Junior Bray Hubbard returns at safety along with Keon Sabb and Zavier Mincey, who started out as a cornerback.

"It's great having a bunch of experience back, and not just in the secondary, but guys that have been in the system now going into Year 2," Hubbard said. "It's going to allow us to play faster."

Some of the best news for Alabama's defense is that Lawson is healthy at middle linebacker after tearing his ACL toward the end of last season. He's down to 225 pounds, and according to Wommack, "playing his best football right now."

Alabama played its best defense to close last season. The Tide finished 10th nationally in scoring defense (17.4 points per game), which was the lowest total for an Alabama defense since 2017. The Tide finished fifth nationally with 28 forced turnovers.

But Wommack said his unit can reach another level this season, with playing better complementary defense the key.

"Sometimes our worst moments on defense were the same times we had our worst moments on offense," Wommack said. "We need to be better in those situations."


WHAT FRUSTRATED ALABAMA fans, as well as those within the program, most a year ago was the team's inconsistency. First there was the big win over Georgia followed by the clunker against Vandy and the loss to Tennessee two weeks later. The Tide then won three in a row, including victories over ranked foes Missouri and LSU, and were in prime position to make the playoff heading into a game at 5-5 Oklahoma on the next-to-last week of the regular season. But Alabama turned the ball over three times and lost 24-3.

Lawson pauses when asked if Alabama was undisciplined at times last season. His sense is that the Tide didn't deal with success as well as they had in the past.

"We probably had our best week of practice leading up to the Georgia game and then didn't take the Vandy week as seriously," Lawson said. "I think we were coachable, but you can't let anything slip. It was a hard lesson, but it isn't going to happen again. We'll be ready for everything."

The only current player on Alabama's roster that has won a national championship is sixth-year senior outside linebacker Jah-Marien Latham, something not lost on any of his teammates. After all, Saban never went more than two years without winning a national title until his final season in 2023.

"That's why you come to Alabama, to uphold the standard set by the players that came here before you," Williams said. "That's what Alabama does, win championships."

Lawson said he would have turned pro had he not injured his knee last season. It was a jolt to go down like that, but it gave him another chance to do deliver on a promise he made to himself: Win a national championship.

"I still have that opportunity in front of me and I'm going to do everything in my power to get us back to that," Lawson said. "People can talk about Alabama not being the same or whatever. We'll be the ones to control that."

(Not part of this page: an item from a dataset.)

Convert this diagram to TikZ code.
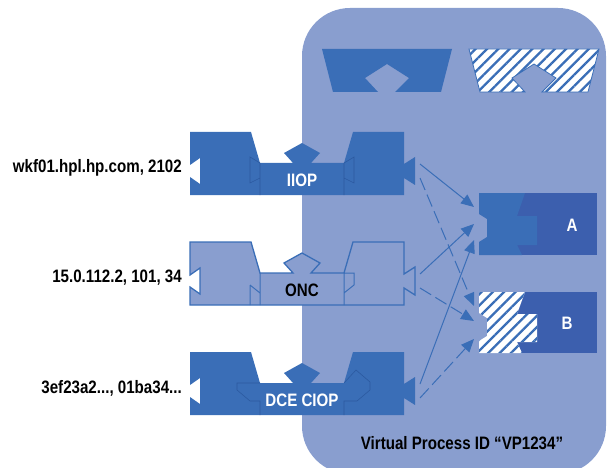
\documentclass[tikz,border=0pt]{standalone}
\usepackage{fontspec}
\setmainfont{Liberation Sans}[FakeStretch=0.84]
\usepackage{tikz}
\usetikzlibrary{arrows.meta,patterns.meta}
\definecolor{vpback}{RGB}{137,158,207}
\definecolor{orbblue}{RGB}{58,110,183}
\definecolor{objblue}{RGB}{60,95,174}
\definecolor{seamblue}{RGB}{44,90,160}
\tikzstyle{link} = [line width=1pt,draw=orbblue,-{Triangle[length=13pt,width=11pt]}]
\tikzstyle{link_dash} = [link,dash pattern=on 13pt off 5pt]
\tikzstyle{solid_part} = [fill=orbblue]
\tikzstyle{open_part} = [fill=vpback,draw=orbblue,line width=1.3pt]
\tikzstyle{hatched} = [fill=white,postaction={pattern={Lines[angle=45,distance=8pt,line width=2.3pt]},pattern color=orbblue}]
\tikzstyle{seam} = [draw=seamblue,line width=0.6pt]
\tikzstyle{txt} = [font=\fontsize{18}{21}\selectfont\bfseries,inner sep=0pt]
% outline of one protocol connector, top edge at y=0
\newcommand{\orbpath}{(190,0) -- (251,0) -- (260,31) -- (293,31) -- (284,21) -- (302,11) -- (320,21) -- (311,31) -- (344,31) -- (353,0) -- (404,0) -- (404,32) -- (415,25) -- (415,53) -- (404,46) -- (404,63) -- (190,63) -- (190,45) -- (200,52) -- (200,26) -- (190,33) -- cycle}

\begin{document}
\begin{tikzpicture}[x=1pt,y=-1pt]
    \useasboundingbox (0,0) rectangle (608,468);
    % virtual process
    \fill[vpback,rounded corners=48pt] (302,8) rectangle (606,474);
    \node[txt] (vp_name) at (462,443) {Virtual Process ID “VP1234”};

    % object adapters on top
    \fill[orbblue] (322,49) -- (452,49) -- (441,92) -- (395,92) -- (409,78) -- (387,64) -- (365,78) -- (378,92) -- (333,92) -- cycle;
    \path[hatched,draw=orbblue,line width=0.8pt] (469,49) -- (599,49) -- (588,92) -- (542,92) -- (556,78) -- (534,64) -- (512,78) -- (525,92) -- (480,92) -- cycle;

    % IIOP
    \begin{scope}[yshift=-132pt]
        \path[solid_part] \orbpath;
        \draw[seam] (260,31) -- (260,63) (344,31) -- (344,63) (260,31) -- (250,25) -- (250,51) -- (260,46) (344,31) -- (354,25) -- (354,51) -- (344,46);
        \node[txt,white] (iiop) at (302,48) {IIOP};
        \node[txt,anchor=east] (iiop_addr) at (182,36) {wkf01.hpl.hp.com, 2102};
        \coordinate (iiop_to_a) at (420,32);
        \coordinate (iiop_to_b) at (420,46);
    \end{scope}

    % ONC
    \begin{scope}[yshift=-242pt]
        \path[open_part] \orbpath;
        \draw[orbblue,line width=1pt] (260,31) -- (260,63) (250,43) -- (250,63) (250,43) -- (260,51) (344,31) -- (354,31) -- (354,43) -- (344,51) (344,31) -- (344,63);
        \node[txt] (onc) at (302,48) {ONC};
        \node[txt,anchor=east] (onc_addr) at (182,36) {15.0.112.2, 101, 34};
        \coordinate (onc_to_a) at (420,32);
        \coordinate (onc_to_b) at (420,46);
    \end{scope}

    % DCE CIOP
    \begin{scope}[yshift=-352pt]
        \path[solid_part] \orbpath;
        \draw[seam] (260,31) -- (237,31) -- (237,38) -- (250,49) -- (260,49) -- (260,63) (344,31) -- (356,18) -- (370,30) -- (370,38) -- (357,49) -- (344,49) -- (344,63);
        \node[txt,white] (dce) at (302,48) {DCE CIOP};
        \node[txt,anchor=east] (dce_addr) at (182,36) {3ef23a2..., 01ba34...};
        \coordinate (dce_to_a) at (420,32);
        \coordinate (dce_to_b) at (420,46);
    \end{scope}

    % object A
    \fill[objblue] (515,193) rectangle (597,255);
    \fill[orbblue] (479,193) -- (525,193) -- (517,216) -- (537,216) -- (537,245) -- (517,245) -- (522,255) -- (479,255) -- (479,242) -- (487,237) -- (487,219) -- (479,214) -- cycle;
    \node[txt,white] (obj_a) at (572,225) {A};
    \coordinate (a_in1) at (474,207);
    \coordinate (a_in2) at (474,224);
    \coordinate (a_in3) at (474,240);

    % object B
    \fill[objblue] (515,292) rectangle (597,353);
    \path[hatched] (479,292) -- (525,292) -- (517,314) -- (537,314) -- (537,342) -- (517,342) -- (522,353) -- (479,353) -- (479,341) -- (487,336) -- (487,318) -- (479,313) -- cycle;
    \node[txt,white] (obj_b) at (567,323) {B};
    \coordinate (b_in1) at (474,306);
    \coordinate (b_in2) at (474,321);
    \coordinate (b_in3) at (474,339);

    \draw[link] (iiop_to_a) -- (a_in1);
    \draw[link] (onc_to_a) -- (a_in2);
    \draw[link] (dce_to_a) -- (a_in3);
    \draw[link_dash] (iiop_to_b) -- (b_in1);
    \draw[link_dash] (onc_to_b) -- (b_in2);
    \draw[link_dash] (dce_to_b) -- (b_in3);
\end{tikzpicture}
\end{document}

DeBoer knew what he was signing up for when he came in behind the legendary Saban, who created a monster at Alabama with six national titles. DeBoer was in the national title game in his final season at Washington, and he wants to add to Alabama's trophy collection as much as anybody.

But his motivation is not about redemption for himself in his second year at the highest-pressure job in college football. It's about his players.

"I want it for our players. That's where it starts for me," DeBoer said. "I've always felt that a lot of why I do what I do and the effort that you put in is because you don't want to let these guys down, and that's what you want your whole team to think. You want your staff to think that way, but that's truly how I operate.

"We're not going to let it not be great."